登録免許税の費用は決められていますが、司法書士への報酬はエリアによって1万円〜3万円と相場に差があります。このことからも、抵当権抹消を司法書士に依頼する際にはまず見積もりを取得し、費用のイメージを持っておくことがポイントです。
なお、司法書士への報酬と前述した登録免許税は合わせて支払うことが多く、登録免許税だけ法務局に納税するわけではありません。つまり、司法書士から提示される見積もりは「報酬+登録免許税」という内訳になっていることを知っておく必要があります。

抵当権抹消の費用負担者はだれ?

原則、抵当権抹消にかかる費用は不動産の所有者となり、抵当権の種類にかかわらず責任が発生することを知っておくべきです。

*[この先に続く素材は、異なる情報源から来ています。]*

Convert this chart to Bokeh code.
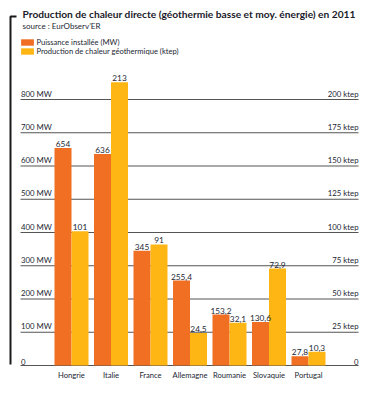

たとえば相続人が設定した抵当権が抹消されずに残っており、後から抹消手続きをした場合であっても現所有者が負担することになります。
また、このケースで他の法定相続人に費用負担を強制することはできないため、抵当権の有無は相続時において必ず確認すべきです。

抵当権抹消手続きで注意すること

注意点
抵当権を抹消する際には、次のポイントに注意しておくことをおすすめします。

名義人が亡くなっている場合

相続登記が実施されておらず名義人が亡くなっている場合、相続登記されているかどうかが重要なポイントとなります。相続登記がされているのであれば抵当権を設定した債権者が登記義務者となり、抵当権抹消の手続きを行います。
また、相続登記がされていない場合は法定相続人の1人が抹消手続きを行うことになりますが、相続人であることを証明するために戸籍謄本などの書類を用意する必要があります。
このように、名義人が死亡している場合は相続登記の有無を確認することが注意点となります。

完全に抵当権が抹消されたか確認する

抵当権抹消の手続きは不備がなければ順調に進み、法務局の登記官によって登記の変更が完了となります。
しかし、ヒューマンエラーや手続きの遅れなどによって抹消が完了されないこともあり、不動産売却の際には大きなトラブルになりかねません。このようなリスクを避けるためにも、抹消が完了されたかを登記簿謄本などで確認することをおすすめします。

抵当権抹消後の不動産を高く売却する方法

抵当権が抹消された不動産は所有権を阻害する権利が設置されておらず、住宅ローンの残債を気にすることなく価格設定することができます。そのため、不動産会社に査定を依頼し、売却可能なギリギリの販売価格に設定することが、高値売却のコツです。
また、不動産を高く売るためには不動産会社選びも重要となり、不動産の種別やエリアによって得意分野が分かれることもあります。このことからも、売却予定の不動産種別とエリアにおいて売却実績の多い不動産会社を選定し、信頼できる担当者に販売を依頼することがおすすめです。